Dataset content:
■ ■ ■ ■ ■ ■ ■

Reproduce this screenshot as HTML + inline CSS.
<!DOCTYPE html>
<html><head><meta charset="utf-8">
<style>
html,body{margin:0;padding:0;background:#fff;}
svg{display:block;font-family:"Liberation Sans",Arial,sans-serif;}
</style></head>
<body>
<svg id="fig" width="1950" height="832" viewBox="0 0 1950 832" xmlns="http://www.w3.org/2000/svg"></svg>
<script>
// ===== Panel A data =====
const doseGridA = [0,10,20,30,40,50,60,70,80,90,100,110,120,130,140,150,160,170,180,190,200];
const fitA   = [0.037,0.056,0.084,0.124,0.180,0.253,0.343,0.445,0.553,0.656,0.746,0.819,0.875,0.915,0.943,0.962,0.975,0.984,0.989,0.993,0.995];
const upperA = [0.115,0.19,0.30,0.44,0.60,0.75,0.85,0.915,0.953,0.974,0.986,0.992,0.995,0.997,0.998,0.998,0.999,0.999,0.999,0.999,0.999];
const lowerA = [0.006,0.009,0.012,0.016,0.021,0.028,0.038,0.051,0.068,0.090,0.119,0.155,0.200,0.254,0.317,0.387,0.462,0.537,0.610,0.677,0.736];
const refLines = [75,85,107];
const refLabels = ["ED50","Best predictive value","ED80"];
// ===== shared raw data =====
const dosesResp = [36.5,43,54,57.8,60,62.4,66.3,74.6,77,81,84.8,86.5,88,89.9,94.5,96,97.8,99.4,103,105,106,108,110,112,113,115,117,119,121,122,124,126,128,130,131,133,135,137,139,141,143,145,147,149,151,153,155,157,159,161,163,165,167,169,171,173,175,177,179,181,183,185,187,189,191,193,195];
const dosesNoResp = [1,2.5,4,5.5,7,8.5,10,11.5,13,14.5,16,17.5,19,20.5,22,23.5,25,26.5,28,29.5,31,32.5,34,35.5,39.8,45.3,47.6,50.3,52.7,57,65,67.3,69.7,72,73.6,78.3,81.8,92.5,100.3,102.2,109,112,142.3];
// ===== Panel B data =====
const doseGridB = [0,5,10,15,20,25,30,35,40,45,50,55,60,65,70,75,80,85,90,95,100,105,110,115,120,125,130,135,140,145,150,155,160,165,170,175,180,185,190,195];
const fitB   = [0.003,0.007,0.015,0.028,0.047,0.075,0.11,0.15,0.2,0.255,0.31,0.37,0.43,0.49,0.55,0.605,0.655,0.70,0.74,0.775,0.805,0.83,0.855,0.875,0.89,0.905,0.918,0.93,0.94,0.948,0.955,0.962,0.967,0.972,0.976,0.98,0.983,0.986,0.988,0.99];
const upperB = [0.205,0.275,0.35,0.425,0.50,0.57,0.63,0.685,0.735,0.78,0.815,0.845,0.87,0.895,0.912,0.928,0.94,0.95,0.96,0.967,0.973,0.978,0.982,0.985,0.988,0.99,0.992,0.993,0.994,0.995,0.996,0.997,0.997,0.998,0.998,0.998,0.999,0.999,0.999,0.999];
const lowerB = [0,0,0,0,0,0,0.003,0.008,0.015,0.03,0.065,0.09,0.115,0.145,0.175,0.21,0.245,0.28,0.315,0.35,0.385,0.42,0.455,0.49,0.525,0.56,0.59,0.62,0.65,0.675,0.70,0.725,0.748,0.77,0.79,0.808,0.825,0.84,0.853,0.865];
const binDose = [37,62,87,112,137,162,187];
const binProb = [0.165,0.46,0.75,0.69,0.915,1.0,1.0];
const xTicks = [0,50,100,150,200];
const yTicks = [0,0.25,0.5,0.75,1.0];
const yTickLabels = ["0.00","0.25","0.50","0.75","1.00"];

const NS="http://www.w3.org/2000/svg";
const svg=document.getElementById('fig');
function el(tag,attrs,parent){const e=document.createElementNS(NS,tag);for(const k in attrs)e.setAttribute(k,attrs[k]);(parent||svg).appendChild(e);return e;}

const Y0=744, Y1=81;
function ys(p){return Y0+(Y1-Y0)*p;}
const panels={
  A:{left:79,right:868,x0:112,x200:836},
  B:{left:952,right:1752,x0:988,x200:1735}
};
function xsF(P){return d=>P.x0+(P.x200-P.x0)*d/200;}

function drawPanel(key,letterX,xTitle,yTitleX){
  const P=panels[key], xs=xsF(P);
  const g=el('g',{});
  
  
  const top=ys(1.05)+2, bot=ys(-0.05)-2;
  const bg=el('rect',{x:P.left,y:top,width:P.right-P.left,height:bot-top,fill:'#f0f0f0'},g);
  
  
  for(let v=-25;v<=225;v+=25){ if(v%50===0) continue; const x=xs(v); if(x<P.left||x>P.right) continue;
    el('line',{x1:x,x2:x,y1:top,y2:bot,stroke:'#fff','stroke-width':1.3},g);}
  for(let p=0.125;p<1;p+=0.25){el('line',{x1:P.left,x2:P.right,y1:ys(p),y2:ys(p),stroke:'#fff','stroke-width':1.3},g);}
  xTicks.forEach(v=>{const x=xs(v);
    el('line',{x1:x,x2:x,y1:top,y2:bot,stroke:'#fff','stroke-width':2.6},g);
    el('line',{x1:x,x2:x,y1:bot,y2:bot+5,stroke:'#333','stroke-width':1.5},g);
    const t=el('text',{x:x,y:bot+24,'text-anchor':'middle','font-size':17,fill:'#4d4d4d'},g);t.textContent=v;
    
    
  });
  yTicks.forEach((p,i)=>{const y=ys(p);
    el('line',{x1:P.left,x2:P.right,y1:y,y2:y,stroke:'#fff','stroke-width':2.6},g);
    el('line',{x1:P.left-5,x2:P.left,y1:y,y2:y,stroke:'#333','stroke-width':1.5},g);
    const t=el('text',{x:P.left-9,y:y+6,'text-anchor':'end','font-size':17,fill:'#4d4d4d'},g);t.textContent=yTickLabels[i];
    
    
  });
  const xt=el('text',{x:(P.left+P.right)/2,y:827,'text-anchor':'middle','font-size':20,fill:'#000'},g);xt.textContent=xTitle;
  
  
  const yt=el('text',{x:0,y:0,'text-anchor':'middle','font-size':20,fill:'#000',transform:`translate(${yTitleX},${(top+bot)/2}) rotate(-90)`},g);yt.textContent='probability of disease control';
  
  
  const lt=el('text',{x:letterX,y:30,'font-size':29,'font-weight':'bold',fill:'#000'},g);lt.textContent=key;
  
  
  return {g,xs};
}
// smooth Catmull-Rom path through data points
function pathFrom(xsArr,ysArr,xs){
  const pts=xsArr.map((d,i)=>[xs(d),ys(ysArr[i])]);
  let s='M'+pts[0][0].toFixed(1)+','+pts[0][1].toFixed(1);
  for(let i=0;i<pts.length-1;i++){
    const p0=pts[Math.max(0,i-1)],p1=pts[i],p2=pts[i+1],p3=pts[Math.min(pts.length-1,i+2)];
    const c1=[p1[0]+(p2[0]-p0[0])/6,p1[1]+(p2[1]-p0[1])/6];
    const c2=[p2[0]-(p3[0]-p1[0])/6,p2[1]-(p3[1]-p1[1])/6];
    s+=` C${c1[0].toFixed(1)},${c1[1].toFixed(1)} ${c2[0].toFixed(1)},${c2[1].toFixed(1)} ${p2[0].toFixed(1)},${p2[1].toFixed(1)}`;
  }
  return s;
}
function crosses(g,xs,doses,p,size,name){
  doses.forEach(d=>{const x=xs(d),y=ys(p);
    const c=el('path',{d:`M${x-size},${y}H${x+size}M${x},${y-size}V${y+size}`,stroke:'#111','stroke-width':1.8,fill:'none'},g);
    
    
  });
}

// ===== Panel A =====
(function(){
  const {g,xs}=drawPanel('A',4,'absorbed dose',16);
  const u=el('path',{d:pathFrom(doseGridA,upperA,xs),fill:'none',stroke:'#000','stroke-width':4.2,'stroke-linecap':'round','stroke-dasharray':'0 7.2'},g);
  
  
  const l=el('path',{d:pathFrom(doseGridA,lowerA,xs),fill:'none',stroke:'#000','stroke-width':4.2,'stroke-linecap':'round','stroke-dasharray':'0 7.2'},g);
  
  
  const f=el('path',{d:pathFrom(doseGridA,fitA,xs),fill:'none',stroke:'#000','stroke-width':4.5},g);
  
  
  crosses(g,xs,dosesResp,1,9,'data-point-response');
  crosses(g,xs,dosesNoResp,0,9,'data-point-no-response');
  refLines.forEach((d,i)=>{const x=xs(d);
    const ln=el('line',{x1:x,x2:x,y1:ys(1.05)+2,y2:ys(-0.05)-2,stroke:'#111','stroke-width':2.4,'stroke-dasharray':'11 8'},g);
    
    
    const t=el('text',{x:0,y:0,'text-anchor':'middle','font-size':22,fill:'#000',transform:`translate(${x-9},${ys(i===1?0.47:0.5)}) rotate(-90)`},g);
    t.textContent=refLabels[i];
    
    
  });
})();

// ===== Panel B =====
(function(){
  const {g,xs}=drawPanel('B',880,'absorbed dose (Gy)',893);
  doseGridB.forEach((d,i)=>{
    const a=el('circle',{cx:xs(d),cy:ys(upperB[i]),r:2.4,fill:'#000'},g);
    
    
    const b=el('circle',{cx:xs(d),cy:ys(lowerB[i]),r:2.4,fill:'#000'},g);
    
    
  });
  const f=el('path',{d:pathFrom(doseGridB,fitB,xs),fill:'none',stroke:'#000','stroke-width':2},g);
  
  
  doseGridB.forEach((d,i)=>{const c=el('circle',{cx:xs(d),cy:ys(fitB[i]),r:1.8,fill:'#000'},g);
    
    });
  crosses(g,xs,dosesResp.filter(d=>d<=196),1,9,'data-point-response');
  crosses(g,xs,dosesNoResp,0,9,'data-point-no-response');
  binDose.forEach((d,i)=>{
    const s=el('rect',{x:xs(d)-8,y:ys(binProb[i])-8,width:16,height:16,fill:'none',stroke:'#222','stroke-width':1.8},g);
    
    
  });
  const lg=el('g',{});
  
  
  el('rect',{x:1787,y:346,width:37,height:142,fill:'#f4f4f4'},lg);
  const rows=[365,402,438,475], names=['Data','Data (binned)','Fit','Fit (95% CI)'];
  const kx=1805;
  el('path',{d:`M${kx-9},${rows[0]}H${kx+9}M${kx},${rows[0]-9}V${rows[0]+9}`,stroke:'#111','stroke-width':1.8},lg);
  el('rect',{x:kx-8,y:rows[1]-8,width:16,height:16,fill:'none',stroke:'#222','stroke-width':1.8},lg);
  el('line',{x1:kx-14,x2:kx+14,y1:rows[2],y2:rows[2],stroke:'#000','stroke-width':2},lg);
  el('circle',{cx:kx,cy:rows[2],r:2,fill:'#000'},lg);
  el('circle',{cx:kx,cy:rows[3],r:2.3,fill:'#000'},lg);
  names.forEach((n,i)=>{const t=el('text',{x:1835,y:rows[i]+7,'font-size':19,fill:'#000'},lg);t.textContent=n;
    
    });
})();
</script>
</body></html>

■ ■ ■ ■ ■ ■ ■

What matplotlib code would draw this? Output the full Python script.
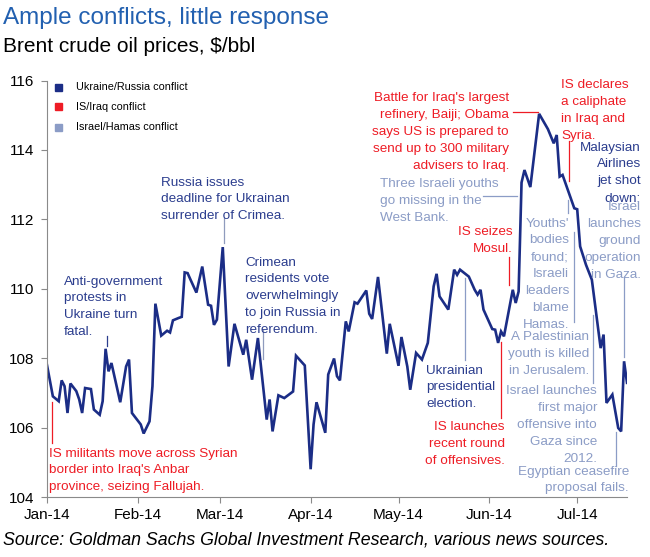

■ ■ ■ ■ ■ ■ ■

Task instructions: Pull every line containing "this" out of the data above.

Answer for the task:
Reproduce this screenshot as HTML + inline CSS.
What matplotlib code would draw this? Output the full Python script.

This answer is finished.